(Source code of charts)
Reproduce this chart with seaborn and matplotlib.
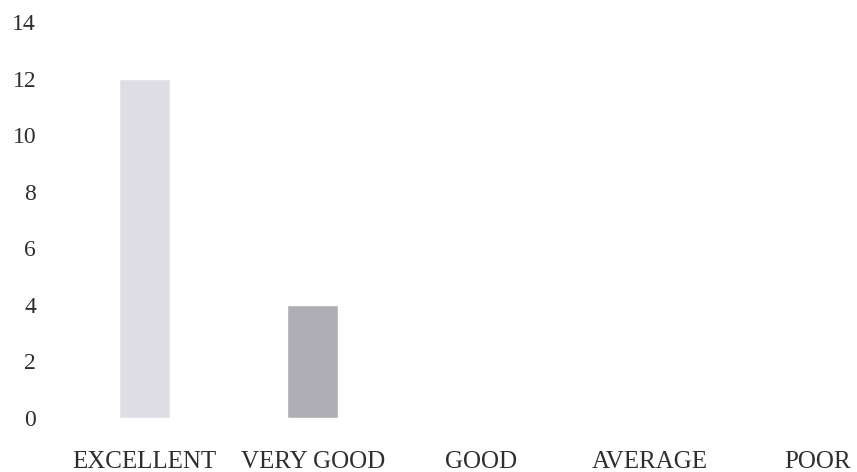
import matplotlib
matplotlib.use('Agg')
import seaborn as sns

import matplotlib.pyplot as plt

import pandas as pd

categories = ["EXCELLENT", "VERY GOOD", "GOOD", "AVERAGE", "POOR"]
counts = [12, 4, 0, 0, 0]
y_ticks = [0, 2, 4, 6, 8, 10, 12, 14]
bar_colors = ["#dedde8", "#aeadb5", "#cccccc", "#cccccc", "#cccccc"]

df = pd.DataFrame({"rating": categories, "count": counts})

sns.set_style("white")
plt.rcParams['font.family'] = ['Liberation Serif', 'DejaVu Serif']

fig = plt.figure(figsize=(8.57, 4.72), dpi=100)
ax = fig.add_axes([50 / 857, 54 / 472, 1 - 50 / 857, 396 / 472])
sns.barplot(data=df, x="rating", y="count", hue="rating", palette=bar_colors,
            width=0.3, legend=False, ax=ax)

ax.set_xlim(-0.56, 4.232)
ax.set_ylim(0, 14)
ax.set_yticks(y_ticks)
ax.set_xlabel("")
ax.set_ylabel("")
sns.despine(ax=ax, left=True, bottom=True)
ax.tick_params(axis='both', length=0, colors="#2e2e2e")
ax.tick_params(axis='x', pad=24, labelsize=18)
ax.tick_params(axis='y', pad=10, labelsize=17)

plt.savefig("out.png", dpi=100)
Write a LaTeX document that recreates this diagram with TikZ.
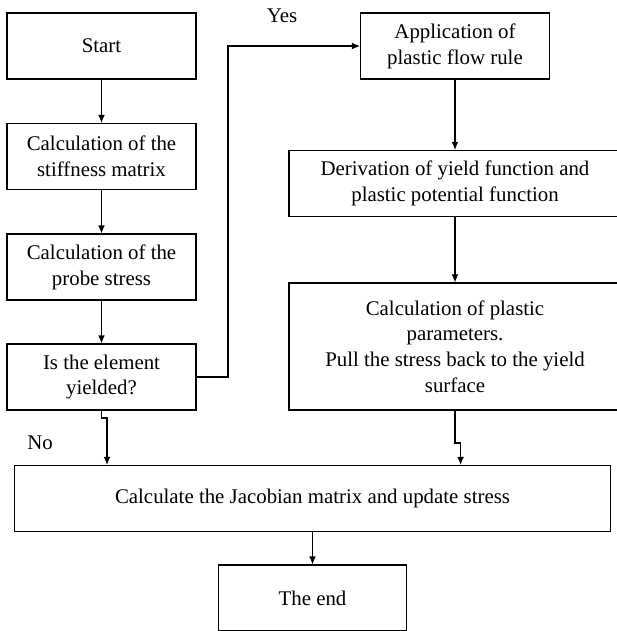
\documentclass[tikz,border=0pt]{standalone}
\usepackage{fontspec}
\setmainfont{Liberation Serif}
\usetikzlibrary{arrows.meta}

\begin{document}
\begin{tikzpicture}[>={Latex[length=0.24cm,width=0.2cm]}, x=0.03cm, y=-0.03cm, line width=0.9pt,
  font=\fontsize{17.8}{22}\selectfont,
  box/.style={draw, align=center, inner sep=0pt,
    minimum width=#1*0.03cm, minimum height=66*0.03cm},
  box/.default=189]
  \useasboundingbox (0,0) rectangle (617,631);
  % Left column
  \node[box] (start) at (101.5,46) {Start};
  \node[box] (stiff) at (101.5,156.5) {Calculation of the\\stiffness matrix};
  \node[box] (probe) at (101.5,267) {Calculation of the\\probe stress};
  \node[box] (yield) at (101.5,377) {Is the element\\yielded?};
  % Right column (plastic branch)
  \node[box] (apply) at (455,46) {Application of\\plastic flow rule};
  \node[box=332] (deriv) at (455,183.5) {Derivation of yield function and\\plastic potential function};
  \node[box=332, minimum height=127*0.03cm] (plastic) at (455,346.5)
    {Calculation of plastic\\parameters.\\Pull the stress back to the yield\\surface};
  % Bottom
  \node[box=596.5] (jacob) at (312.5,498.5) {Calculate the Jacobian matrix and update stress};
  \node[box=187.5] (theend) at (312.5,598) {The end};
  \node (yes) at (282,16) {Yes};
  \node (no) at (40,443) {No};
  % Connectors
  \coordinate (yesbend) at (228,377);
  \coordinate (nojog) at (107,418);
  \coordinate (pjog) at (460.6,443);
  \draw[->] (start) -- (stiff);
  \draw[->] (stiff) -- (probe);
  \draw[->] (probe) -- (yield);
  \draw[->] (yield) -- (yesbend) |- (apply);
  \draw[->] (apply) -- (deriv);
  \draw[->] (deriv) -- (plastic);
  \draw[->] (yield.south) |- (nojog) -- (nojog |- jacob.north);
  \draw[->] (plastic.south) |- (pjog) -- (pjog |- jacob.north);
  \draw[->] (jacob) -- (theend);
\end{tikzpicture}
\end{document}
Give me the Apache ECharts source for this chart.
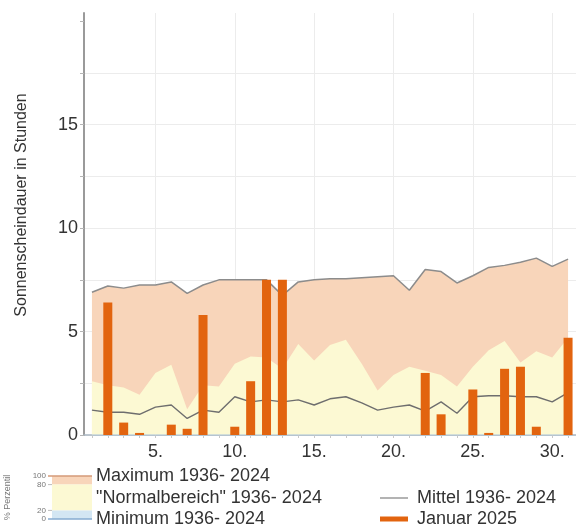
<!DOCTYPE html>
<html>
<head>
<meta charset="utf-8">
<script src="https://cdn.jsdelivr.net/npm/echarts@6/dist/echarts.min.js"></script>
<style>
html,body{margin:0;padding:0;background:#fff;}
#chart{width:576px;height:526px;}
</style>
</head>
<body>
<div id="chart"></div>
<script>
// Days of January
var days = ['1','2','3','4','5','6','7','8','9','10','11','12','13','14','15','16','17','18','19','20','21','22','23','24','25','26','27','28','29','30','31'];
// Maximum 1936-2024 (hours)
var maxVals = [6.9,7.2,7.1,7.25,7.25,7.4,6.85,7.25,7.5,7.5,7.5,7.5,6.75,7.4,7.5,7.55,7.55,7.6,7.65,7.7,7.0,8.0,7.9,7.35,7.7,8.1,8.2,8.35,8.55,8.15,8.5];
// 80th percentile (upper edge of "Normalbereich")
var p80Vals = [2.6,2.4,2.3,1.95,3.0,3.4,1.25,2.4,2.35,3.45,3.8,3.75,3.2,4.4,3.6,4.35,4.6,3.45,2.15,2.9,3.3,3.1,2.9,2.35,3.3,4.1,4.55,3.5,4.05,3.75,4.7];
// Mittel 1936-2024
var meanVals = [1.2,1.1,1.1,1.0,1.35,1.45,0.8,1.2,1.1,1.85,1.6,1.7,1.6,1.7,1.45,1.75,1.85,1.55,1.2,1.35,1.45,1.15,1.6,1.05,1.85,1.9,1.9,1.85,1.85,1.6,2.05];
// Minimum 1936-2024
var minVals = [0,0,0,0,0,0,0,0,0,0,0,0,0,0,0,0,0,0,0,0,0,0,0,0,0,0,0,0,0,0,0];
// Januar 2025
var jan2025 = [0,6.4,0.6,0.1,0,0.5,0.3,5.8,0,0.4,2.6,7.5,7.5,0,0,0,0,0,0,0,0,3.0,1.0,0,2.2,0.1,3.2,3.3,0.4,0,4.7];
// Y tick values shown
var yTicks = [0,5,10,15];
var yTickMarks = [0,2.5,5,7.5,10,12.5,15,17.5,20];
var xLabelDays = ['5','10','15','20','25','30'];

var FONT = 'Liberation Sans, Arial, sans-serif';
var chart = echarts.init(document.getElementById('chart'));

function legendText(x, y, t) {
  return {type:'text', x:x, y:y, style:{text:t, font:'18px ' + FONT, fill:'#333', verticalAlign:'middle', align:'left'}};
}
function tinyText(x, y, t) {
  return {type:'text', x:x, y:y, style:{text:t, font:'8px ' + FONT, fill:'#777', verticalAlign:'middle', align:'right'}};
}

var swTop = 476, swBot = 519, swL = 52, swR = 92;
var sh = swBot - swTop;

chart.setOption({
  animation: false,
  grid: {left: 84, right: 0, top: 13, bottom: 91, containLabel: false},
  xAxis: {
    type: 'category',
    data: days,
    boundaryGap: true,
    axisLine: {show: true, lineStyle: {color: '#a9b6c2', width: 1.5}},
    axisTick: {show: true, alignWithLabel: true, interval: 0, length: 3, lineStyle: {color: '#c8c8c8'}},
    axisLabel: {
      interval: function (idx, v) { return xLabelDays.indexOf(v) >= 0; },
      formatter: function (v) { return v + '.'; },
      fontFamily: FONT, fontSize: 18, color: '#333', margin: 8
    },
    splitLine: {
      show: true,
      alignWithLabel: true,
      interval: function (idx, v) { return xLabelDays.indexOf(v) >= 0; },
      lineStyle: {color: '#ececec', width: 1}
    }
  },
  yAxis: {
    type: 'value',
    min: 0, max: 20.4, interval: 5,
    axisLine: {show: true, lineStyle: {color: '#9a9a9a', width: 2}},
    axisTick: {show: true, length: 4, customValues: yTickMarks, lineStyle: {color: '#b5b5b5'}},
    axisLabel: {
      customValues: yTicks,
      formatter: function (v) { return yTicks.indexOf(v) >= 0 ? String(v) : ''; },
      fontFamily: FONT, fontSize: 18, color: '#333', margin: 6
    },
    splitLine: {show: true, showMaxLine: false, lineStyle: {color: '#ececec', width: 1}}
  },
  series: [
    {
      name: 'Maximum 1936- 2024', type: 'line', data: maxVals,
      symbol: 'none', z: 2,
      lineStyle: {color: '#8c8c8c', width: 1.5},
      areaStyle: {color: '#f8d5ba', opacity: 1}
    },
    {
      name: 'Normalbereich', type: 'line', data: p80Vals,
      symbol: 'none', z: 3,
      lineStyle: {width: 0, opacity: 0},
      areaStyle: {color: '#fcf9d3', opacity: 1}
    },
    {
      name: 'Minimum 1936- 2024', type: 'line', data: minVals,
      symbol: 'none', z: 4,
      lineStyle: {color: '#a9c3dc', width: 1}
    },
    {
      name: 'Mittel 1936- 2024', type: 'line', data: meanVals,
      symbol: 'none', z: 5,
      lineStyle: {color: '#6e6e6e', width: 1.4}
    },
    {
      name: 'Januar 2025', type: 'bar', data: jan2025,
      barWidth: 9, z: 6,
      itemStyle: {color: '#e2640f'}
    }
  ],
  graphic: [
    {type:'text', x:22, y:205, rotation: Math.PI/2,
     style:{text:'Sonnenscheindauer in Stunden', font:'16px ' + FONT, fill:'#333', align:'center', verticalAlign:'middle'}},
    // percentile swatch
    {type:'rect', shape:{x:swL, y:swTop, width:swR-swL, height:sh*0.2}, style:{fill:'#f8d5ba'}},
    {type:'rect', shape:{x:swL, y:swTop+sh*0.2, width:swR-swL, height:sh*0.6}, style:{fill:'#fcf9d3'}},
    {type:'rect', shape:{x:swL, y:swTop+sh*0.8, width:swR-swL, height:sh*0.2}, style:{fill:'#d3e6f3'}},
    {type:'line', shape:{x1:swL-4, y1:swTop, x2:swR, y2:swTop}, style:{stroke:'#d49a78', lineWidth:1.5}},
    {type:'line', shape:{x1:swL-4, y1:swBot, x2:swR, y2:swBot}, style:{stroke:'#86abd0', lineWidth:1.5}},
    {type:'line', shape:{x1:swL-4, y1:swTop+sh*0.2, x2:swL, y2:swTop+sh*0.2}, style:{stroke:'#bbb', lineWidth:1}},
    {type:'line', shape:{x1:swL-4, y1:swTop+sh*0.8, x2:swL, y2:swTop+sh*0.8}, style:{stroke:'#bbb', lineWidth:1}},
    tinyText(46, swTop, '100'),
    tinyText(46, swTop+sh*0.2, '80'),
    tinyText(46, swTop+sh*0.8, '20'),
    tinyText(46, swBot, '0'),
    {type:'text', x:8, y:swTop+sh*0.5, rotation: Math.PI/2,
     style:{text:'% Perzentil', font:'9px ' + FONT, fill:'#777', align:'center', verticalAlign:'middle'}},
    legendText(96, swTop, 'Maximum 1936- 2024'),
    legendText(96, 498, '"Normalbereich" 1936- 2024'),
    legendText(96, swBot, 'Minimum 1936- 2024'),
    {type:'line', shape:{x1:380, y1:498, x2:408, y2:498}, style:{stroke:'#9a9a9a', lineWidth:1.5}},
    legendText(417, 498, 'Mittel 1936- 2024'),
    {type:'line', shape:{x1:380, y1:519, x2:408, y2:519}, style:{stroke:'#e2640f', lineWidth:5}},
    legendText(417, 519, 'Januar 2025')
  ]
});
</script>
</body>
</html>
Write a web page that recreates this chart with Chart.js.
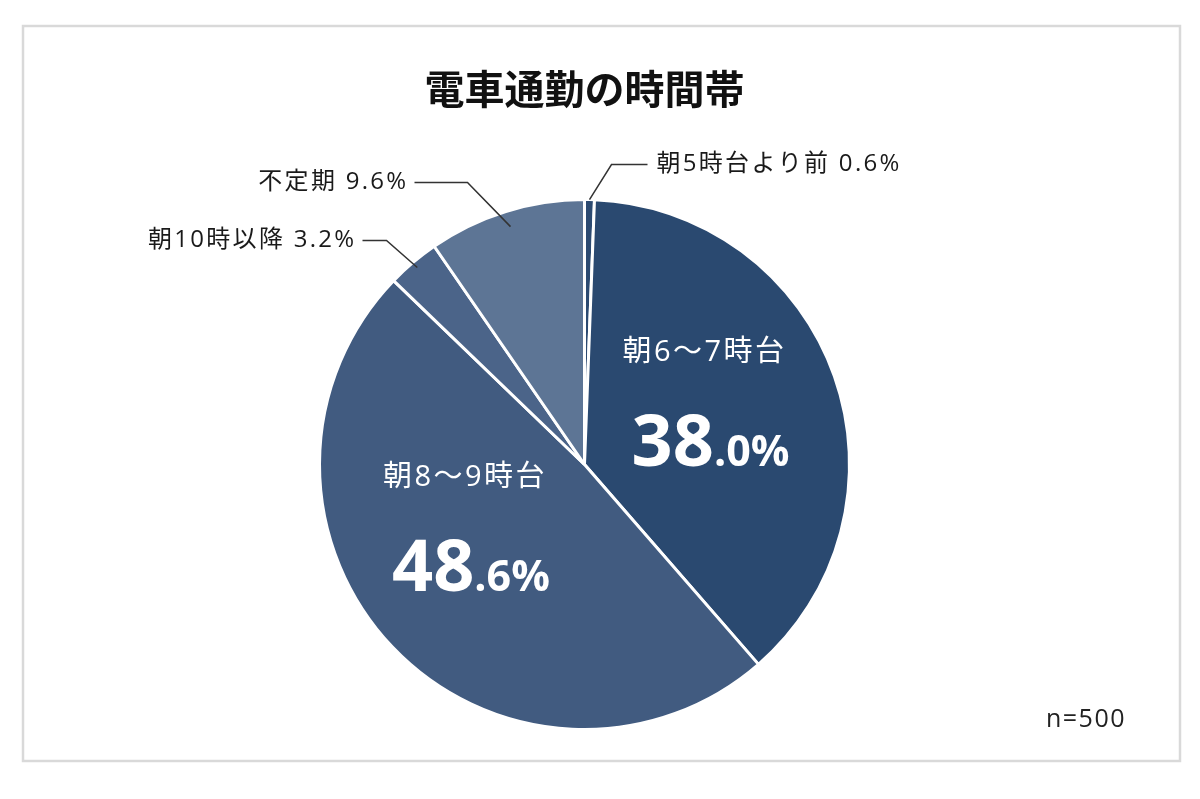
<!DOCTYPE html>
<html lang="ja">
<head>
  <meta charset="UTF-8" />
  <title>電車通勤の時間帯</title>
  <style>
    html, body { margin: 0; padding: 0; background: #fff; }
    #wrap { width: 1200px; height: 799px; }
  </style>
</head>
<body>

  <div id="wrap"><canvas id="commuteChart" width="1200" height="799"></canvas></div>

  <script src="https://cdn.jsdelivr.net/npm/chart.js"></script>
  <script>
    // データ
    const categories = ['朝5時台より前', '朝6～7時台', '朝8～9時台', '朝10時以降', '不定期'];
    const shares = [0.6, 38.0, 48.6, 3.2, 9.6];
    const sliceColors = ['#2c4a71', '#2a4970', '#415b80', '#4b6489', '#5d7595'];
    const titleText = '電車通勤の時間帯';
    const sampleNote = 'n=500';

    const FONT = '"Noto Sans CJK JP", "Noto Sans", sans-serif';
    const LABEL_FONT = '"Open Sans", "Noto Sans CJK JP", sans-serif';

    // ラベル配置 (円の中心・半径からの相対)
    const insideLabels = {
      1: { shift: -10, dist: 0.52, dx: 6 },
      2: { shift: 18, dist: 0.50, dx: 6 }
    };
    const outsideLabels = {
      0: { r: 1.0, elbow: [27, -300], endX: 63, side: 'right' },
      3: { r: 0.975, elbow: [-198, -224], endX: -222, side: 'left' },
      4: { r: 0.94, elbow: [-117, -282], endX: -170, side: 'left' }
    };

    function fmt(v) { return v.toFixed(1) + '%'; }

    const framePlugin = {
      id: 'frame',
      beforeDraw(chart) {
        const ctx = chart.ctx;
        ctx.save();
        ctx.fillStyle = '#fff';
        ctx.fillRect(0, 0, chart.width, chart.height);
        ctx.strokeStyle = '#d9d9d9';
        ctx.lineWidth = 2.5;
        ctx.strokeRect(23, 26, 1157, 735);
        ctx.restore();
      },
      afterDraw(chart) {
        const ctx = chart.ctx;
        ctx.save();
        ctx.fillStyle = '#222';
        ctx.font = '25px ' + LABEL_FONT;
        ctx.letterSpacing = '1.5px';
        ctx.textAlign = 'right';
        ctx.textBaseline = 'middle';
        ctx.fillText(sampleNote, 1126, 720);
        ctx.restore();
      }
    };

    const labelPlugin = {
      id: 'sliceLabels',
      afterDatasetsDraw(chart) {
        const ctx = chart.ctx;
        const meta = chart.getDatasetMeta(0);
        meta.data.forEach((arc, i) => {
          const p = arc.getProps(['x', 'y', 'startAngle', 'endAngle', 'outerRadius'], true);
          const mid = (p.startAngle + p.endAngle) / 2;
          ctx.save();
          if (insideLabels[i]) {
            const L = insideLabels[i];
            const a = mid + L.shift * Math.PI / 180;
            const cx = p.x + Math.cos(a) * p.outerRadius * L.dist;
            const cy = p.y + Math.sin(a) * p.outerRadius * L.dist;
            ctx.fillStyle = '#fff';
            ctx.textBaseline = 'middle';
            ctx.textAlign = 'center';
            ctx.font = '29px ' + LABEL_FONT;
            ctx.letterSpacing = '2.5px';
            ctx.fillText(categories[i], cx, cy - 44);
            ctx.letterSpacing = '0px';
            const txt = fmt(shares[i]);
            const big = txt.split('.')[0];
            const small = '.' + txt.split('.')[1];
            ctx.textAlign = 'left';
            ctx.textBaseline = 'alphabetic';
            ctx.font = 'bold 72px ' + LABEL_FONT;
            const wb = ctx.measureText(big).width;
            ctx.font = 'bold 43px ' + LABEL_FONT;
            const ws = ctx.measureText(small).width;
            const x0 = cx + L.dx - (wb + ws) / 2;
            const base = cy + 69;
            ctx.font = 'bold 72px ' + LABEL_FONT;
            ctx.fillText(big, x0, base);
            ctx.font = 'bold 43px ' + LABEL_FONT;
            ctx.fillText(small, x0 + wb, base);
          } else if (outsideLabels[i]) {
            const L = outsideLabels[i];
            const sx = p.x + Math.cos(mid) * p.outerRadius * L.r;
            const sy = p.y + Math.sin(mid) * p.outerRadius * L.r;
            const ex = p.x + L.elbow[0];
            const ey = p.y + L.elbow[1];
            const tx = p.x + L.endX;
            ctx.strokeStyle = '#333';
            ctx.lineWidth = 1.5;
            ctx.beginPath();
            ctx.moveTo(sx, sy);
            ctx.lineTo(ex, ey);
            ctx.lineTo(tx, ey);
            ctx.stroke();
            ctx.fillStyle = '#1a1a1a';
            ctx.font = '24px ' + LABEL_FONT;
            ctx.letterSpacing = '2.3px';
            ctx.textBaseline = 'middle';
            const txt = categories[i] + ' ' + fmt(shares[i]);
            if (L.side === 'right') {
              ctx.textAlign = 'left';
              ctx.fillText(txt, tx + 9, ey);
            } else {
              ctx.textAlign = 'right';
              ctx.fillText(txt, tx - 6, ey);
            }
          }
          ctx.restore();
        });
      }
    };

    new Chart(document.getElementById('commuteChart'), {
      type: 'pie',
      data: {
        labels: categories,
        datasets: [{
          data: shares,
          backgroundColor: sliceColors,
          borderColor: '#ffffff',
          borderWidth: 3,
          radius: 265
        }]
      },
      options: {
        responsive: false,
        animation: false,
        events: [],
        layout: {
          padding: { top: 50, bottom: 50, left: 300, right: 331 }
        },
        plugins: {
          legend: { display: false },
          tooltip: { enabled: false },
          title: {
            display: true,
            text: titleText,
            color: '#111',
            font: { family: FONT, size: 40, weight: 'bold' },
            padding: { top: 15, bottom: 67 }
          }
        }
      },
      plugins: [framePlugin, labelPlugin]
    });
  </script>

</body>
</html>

* _EXERCISE DETAILS_:
Extract all lines containing the word "that".

* _ANSWER TO THIS PROBLEM_:
Write a LaTeX document that recreates this diagram with TikZ.
Write a web page that recreates this chart with Chart.js.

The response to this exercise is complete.